Однажды «Грозу» Островского показали морякам. Положительным героем оказалась Кабаниха. Катерина ассоциировалась с изменяющей женой. Моряки восприняли мораль пьесы, а не ее идею, вернее, сама обстановка их жизни вывела из пьесы эту мораль. Но, может быть, виновата не только обстановка, но и сам режиссер? Действительно, что происходит в пьесе? В первую же ночь после отъезда мужа Катерина побежала с малознакомым человеком в овраг. А Кабаниха хочет, чтобы Катерина была верной женой. В чем тут тирания? Но, наверное, Островский за этой внешней сюжетной линией морали видел глубинные мотивы, причины человеческого закабаления. Идея «Грозы» гораздо глубже ее морали, мало того, она ей противоположна. Но есть такие произведения, где идея и мораль суть одно и то же. Так, например, пьеса Алешина «Одна»: алкоголь разрушает семью.
—Вопрос, можно? Идея произведения есть само произведение. Всякий раз идея есть процесс развития содержания. Идея растворена в содержании. Надо ли в таком случае рационально определять идею?
—Лев Толстой говорил: чтобы определить идею моего романа, мне надо заново переписать его. И он, литератор, имел право утверждать это. Если же идет речь о нашей профессии, то мы обязаны стремиться понять идею...
—Понять идею, значит, назвать идею?
—Определить. Наше искусство вторично, не познав первооснову, не сформулировав мысль произведения, режиссер не имеет права ставить спектакль. Другое дело, что вначале возникает эмоциональное предощущение идеи, а потом уже долгий путь к ее рациональному определению. Теперь скажите мне: что такое идея с точки зрения театрального искусства? Как, по-вашему, режиссура — это искусство? Странный вопрос, не правда ли? Почему задумались?
—Потому что странный вопрос. Режиссура — это профессия.
—Естественно. Профессия искусства театра. А у театра должна быть своя идея. Иначе мы занимаемся примитивной иллюстрацией, ремеслом. Идея в театральном плане называется сверхзадачей. Сверхзадача — понимание театром идеи автора, или, иначе говоря, объективного смысла произведения. В идею пьесы непроизвольно входит эмоциональное, личностное, беспокоящее, волнующее режиссера ощущение необходимости этой пьесы сегодня. Поэтому, можно сказать, что сверхзадача — это поворот идеи автора на сегодняшний день. Режиссер должен ставить спектакль только тогда, когда он уже не может не ставить. Как и хороший писатель берется за перо, не в силах умолчать. Именно поэтому талант режиссера определяется его гражданственностью, способностью жить в температуре своего времени. Талант драматурга, а следом и
210
режиссера, определяется знанием тех проблем, которыми живет зритель. Выигрывает лишь тот режиссер, кто делает спектакль необходимым сегодня. Зарастание болевых центров грозит превратить художника в ремесленника. Он может удачно идти по периферии чувств, но целостного результата не достигнет. В спектакле могут быть разного рода промахи, но зритель всегда их простит, вынесет из зала уважение к театру, если за увиденным будет искренне выстраданное.
13 октября 1975 года
На занятии, которое начал А. И. Кацман, кроме студентов-режиссеров, аспирантов, ассистен- тов-стажеров, вновь присутствуют студенты-театроведы.

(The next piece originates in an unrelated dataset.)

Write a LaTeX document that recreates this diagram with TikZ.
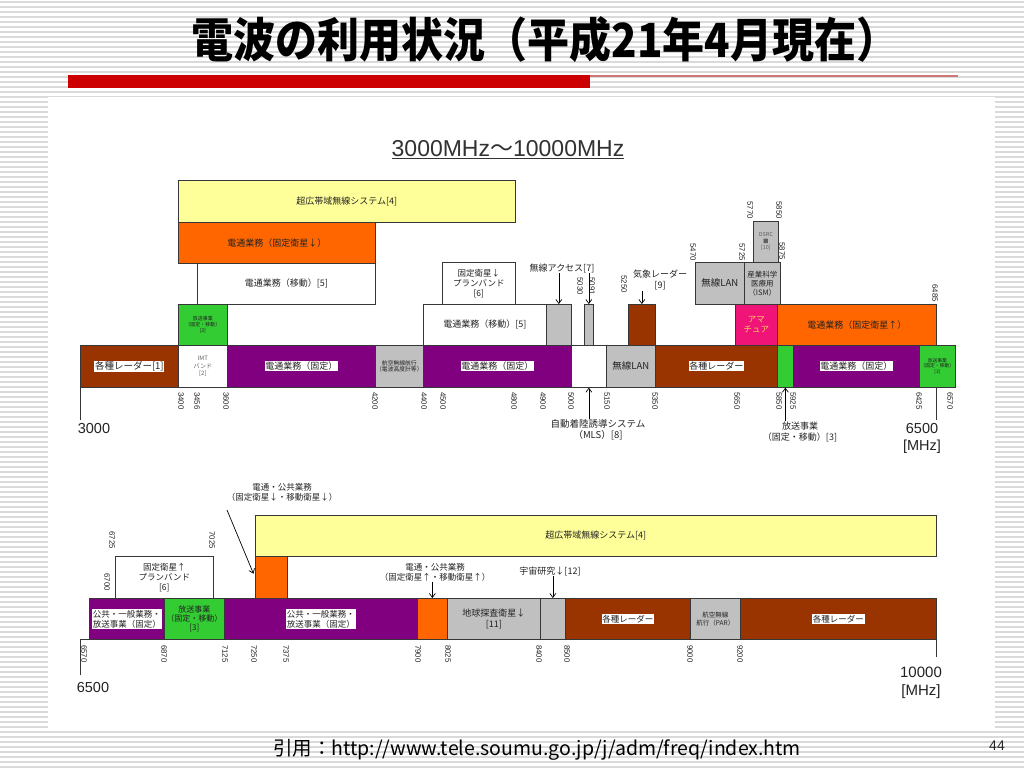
\documentclass[tikz,border=0pt]{standalone}
\usepackage{fontspec}
\setmainfont{Liberation Sans}
\newfontfamily\jp{Noto Sans CJK JP}
\usetikzlibrary{arrows.meta}
\setlength\fboxsep{0.8pt}
\newcommand\fsz[1]{\fontsize{#1}{\fpeval{1.18*#1}}\selectfont}
\newcommand\wb[1]{\colorbox{white}{#1}}
\definecolor{brn}{RGB}{153,51,0}
\definecolor{pur}{RGB}{128,0,128}
\definecolor{org}{RGB}{255,102,0}
\definecolor{grn}{RGB}{51,204,51}
\definecolor{gry}{RGB}{192,192,192}
\definecolor{ylw}{RGB}{255,255,153}
\definecolor{pnk}{RGB}{240,20,120}
\definecolor{edge}{RGB}{55,55,55}
\definecolor{txt}{RGB}{35,35,35}
\definecolor{ltxt}{RGB}{95,95,95}
\definecolor{amatxt}{RGB}{255,205,90}
\definecolor{stripe}{RGB}{218,218,218}
\definecolor{ttlred}{RGB}{204,0,0}
\definecolor{ttlline}{RGB}{205,120,120}
\definecolor{subc}{RGB}{50,50,50}
\newcommand\bx[9][]{\node[bandbox, fill=#7, minimum width={(#5-#3)*1pt}, minimum height={(#6-#4)*1pt}, anchor=north west, font=\jp\fsz{#8}, #1] (#2) at (#3,#4) {#9};}
\begin{document}
\begin{tikzpicture}[x=1pt,y=-1pt,
  bandbox/.style={draw=edge, line width=0.7pt, inner sep=0pt, align=center, text=txt},
  lbl/.style={font=\jp\fsz{#1}, text=txt, align=center, inner sep=0.5pt},
  tkb/.style={font=\fontsize{7.8}{8}\selectfont, text=txt, rotate=-90, anchor=west, inner sep=0pt},
  tka/.style={font=\fontsize{7.8}{8}\selectfont, text=txt, rotate=-90, anchor=east, inner sep=0pt},
  num/.style={font=\fontsize{14.5}{17}\selectfont, text=txt, align=center, inner sep=0pt},
  arr/.style={-{Straight Barb[length=4pt,width=6pt]}, line width=0.7pt, black},
  tick/.style={line width=0.8pt, edge}]
\useasboundingbox (0,0) rectangle (1024,768);
\fill[white] (0,0) rectangle (1024,768);
\foreach \i in {0,...,153} \draw[stripe, line width=1.4pt] (0,\i*5+2) -- (1024,\i*5+2);
\fill[white] (48,97) rectangle (995,730);
% title
\node[font=\jp\bfseries\fontsize{42}{48}\selectfont, inner sep=0pt] (title) at (545,40) {\scalebox{1}[1.12]{電波の利用状況（平成21年4月現在）}};
\fill[ttlred] (68,75) rectangle (590,88);
\draw[ttlline, line width=1.5pt] (590,76) -- (958,76);
\node[font=\fontsize{23}{26}\selectfont, text=subc] (sub) at (508,150) {\underline{3000MHz{\jp ～}10000MHz}};

% ===== top chart =====
\bx{ruwb}{178}{180}{515}{222}{ylw}{9}{超広帯域無線システム[4]}
\bx{fsatd}{178}{222}{375}{263}{org}{9}{電通業務（固定衛星↓）}
\bx{mobA}{197}{263}{375}{304}{white}{9}{電通業務（移動）[5]}
\bx{hbA}{178}{304}{227}{345}{grn}{5}{放送事業\\（固定・移動）\\{[3]}}
\bx{radA}{80}{345}{178}{387}{brn}{9.5}{\wb{各種レーダー[1]}}
\bx[text=ltxt]{imt}{178}{345}{227}{387}{white}{6}{IMT\\バンド\\{[2]}}
\bx{fixA}{227}{345}{375}{387}{pur}{9}{\wb{電通業務（固定）}}
\bx{aero}{375}{345}{423}{387}{gry}{5.8}{航空無線航行\\（電波高度計等）}
\bx{fixB}{423}{345}{571}{387}{pur}{9}{\wb{電通業務（固定）}}
\bx{mls}{571}{345}{606}{387}{white}{9}{}
\bx{wlanA}{606}{345}{655}{387}{gry}{9.5}{無線LAN}
\bx{radB}{655}{345}{777}{387}{brn}{9}{\wb{各種レーダー}}
\bx{grnB}{777}{345}{793}{387}{grn}{9}{}
\bx{fixC}{793}{345}{919}{387}{pur}{9}{\wb{電通業務（固定）}}
\bx{hbB}{919}{345}{955}{387}{grn}{4.8}{放送事業\\（固定・移動）\\{[3]}}
\bx{mobB}{423}{304}{546}{345}{white}{9}{電通業務（移動）[5]}
\bx{accA}{546}{304}{571}{345}{gry}{9}{}
\bx{accB}{584}{304}{593}{345}{gry}{9}{}
\bx{met}{628}{304}{655}{345}{brn}{9}{}
\bx[text=amatxt]{ama}{735}{304}{777}{345}{pnk}{8.5}{アマ\\チュア}
\bx{fsatu}{777}{304}{936}{345}{org}{9}{電通業務（固定衛星↑）}
\bx{plan}{442}{262}{515}{304}{white}{8.5}{固定衛星↓\\プランバンド\\{[6]}}
\bx{wlanB}{695}{262}{744}{304}{gry}{9.5}{無線LAN}
\bx{ism}{744}{262}{780}{304}{gry}{7.5}{産業科学\\医療用\\（ISM）}
\bx[text=ltxt]{dsrc}{753}{221}{778}{262}{gry}{5.5}{DSRC\\■\\{[10]}}

\foreach \v/\x in {3400/181,3456/197,3600/226,4200/375,4400/424,4500/443,4800/514,4900/543,5000/571,5150/607,5350/655,5650/737,5850/779,5925/793,6425/919,6570/950}
  \node[tkb] (tb\v) at (\x,392) {\v};
\foreach \v/\x/\y in {5030/580/295,5091/592/295,5250/624/293,5470/693/261,5725/742/261,5770/750/219,5850/779/219,5875/782/260,6485/935/302}
  \node[tka] (ta\v) at (\x,\y) {\v};

\node[lbl=9] (t7) at (562,268) {無線アクセス[7]};
\node[lbl=9] (t9) at (660,280) {気象レーダー\\{[9]}};
\node[lbl=9.5] (t8) at (598,430) {自動着陸誘導システム\\（MLS）[8]};
\node[lbl=9] (t3) at (800,432) {放送事業\\（固定・移動）[3]};
\draw[arr] (t7.south -| accA.north) -- (accA.north);
\draw[arr] (t7.south -| accB.north) -- (accB.north);
\draw[arr] (t9.south -| met.north) -- (met.north);
\draw[arr] (t8.north -| mls.south) -- (mls.south);
\draw[arr] (t3.north -| grnB.south) -- (grnB.south);

\coordinate (zA) at (80,420);
\coordinate (zB) at (936,420);
\draw[tick] (radA.south west) -- (zA);
\draw[tick] (zB |- hbB.south) -- (zB);
\node[num] (n3000) at (94,429) {3000};
\node[num] (n6500) at (922,438) {6500\\{[MHz]}};

% ===== bottom chart =====
\bx{ruwbB}{255}{515}{936}{556}{ylw}{9}{超広帯域無線システム[4]}
\bx{planB}{115}{556}{213}{598}{white}{8.5}{固定衛星↑\\プランバンド\\{[6]}}
\bx{orB}{255}{556}{287}{598}{org}{9}{}
\bx[align=left]{pbA}{89}{598}{164}{639}{pur}{8.5}{\wb{公共・一般業務・}\\\wb{放送事業（固定）}}
\bx{hbC}{164}{598}{224}{639}{grn}{8}{放送事業\\（固定・移動）\\{[3]}}
\bx[align=left]{pbB}{224}{598}{417}{639}{pur}{8.5}{\wb{公共・一般業務・}\\\wb{放送事業（固定）}}
\bx{orA}{417}{598}{447}{639}{org}{9}{}
\bx{eess}{447}{598}{540}{639}{gry}{9}{地球探査衛星↓\\{[11]}}
\bx{sr}{540}{598}{565}{639}{gry}{9}{}
\bx{radC}{565}{598}{690}{639}{brn}{8.5}{\wb{各種レーダー}}
\bx{par}{690}{598}{740}{639}{gry}{6.5}{航空無線\\航行（PAR）}
\bx{radD}{740}{598}{936}{639}{brn}{8.5}{\wb{各種レーダー}}

\foreach \v/\x in {6570/84,6870/164,7125/225,7250/254,7375/286,7900/418,8025/448,8400/539,8500/567,9000/690,9200/740}
  \node[tkb] (bb\v) at (\x,645) {\v};
\foreach \v/\x/\y in {6725/112/549,7025/212/549,6700/107/591}
  \node[tka] (ba\v) at (\x,\y) {\v};

\node[lbl=8.5] (tdn) at (282,492) {電通・公共業務\\（固定衛星↓・移動衛星↓）};
\node[lbl=8.5] (tup) at (435,572) {電通・公共業務\\（固定衛星↑・移動衛星↑）};
\node[lbl=9] (t12) at (550,571) {宇宙研究↓[12]};
\coordinate (adn) at (227,510);
\draw[arr, shorten >=4pt] (adn) -- (orB.west);
\draw[arr] (tup.south -| orA.north) -- (orA.north);
\draw[arr] (t12.south -| sr.north) -- (sr.north);

\coordinate (zC) at (80,675);
\coordinate (zD) at (936,657);
\draw[tick] (zC) -- (zC |- pbA.south west) -- (pbA.south west);
\draw[tick] (zD |- radD.south) -- (zD);
\node[num] (n6500b) at (93,687) {6500};
\node[num, font=\fontsize{15}{18}\selectfont] (n10000) at (921,683) {10000\\{[MHz]}};

% footer
\node[font=\jp\fontsize{19.5}{22}\selectfont, text=black, inner sep=0pt] (cite) at (537,750) {引用：http://www.tele.soumu.go.jp/j/adm/freq/index.htm};
\node[font=\fontsize{14}{16}\selectfont, text=txt, inner sep=0pt] (pg) at (997,746) {44};
\end{tikzpicture}
\end{document}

—Какие вопросы по предыдущей теме?
—Как проверить, верна ли сверхзадача? — спросил Валерий Г. — Вы погружаетесь в материал автора одним образом, я, исследуя те же поступки, делаю иные выводы. Где истина?
—Видимо, истина в том, что какое бы ни было решение, в нем все в результате должно сойтись, — ответил Аркадий Иосифович. — Сверхзадача должна вытекать из сквозного действия произведения, сквозное — из конфликта... Могут быть разные версии, но в каждой из них эти категории должны сойтись, понимаете? Еще вопросы?
—Никак не могу понять, как технологически определяется сверхзадача? — спросил Владимир В.
—Лозунгом.
—Лозунгом? — В среде театроведов возникло некоторое разочарование. Кто-то из них спросил, — а не упрощенно ли это, не примитивно?
—Вы имеете в виду низведение идеи до морали? Вы не были на наших предыдущих занятиях, поэтому коротко повторяю: трудность выявления формулы в том, что действительно легко скатиться к мелкой мысли, то есть не к общечеловеческой категории, а актуальному выводу, лежащему на поверхности. В определении сверхзадачи обязательно нужно искать широкий охват времен: того, когда написано произведение — это раз; эпохи, в которой действуют персонажи — два; и сегодняшнего времени — три.
Записав, студенты-театроведы попросили привести какое-нибудь определение сверхзадачи. Студенты-режиссеры уточнили: им необходим пример, чтобы понять взаимосвязь категорий — конфликта и сверхзадачи. Аркадий Иосифович согласился, но предупредил: пример упрощенный.
—Представим себе некую пьесу, где сверхзадача, ну, скажем: в мире наживы умирает человечность! Видите, лозунг, но, согласитесь, он может претендовать на широкий охват времени. Предположим, конфликт — между жаждой наживы и человечностью. Вы успеваете следить за моей мыслью?.. Если сверхзадача и конфликт таковы, то сквозное действие — «борьба за человечность» выходит в сверхзадачу.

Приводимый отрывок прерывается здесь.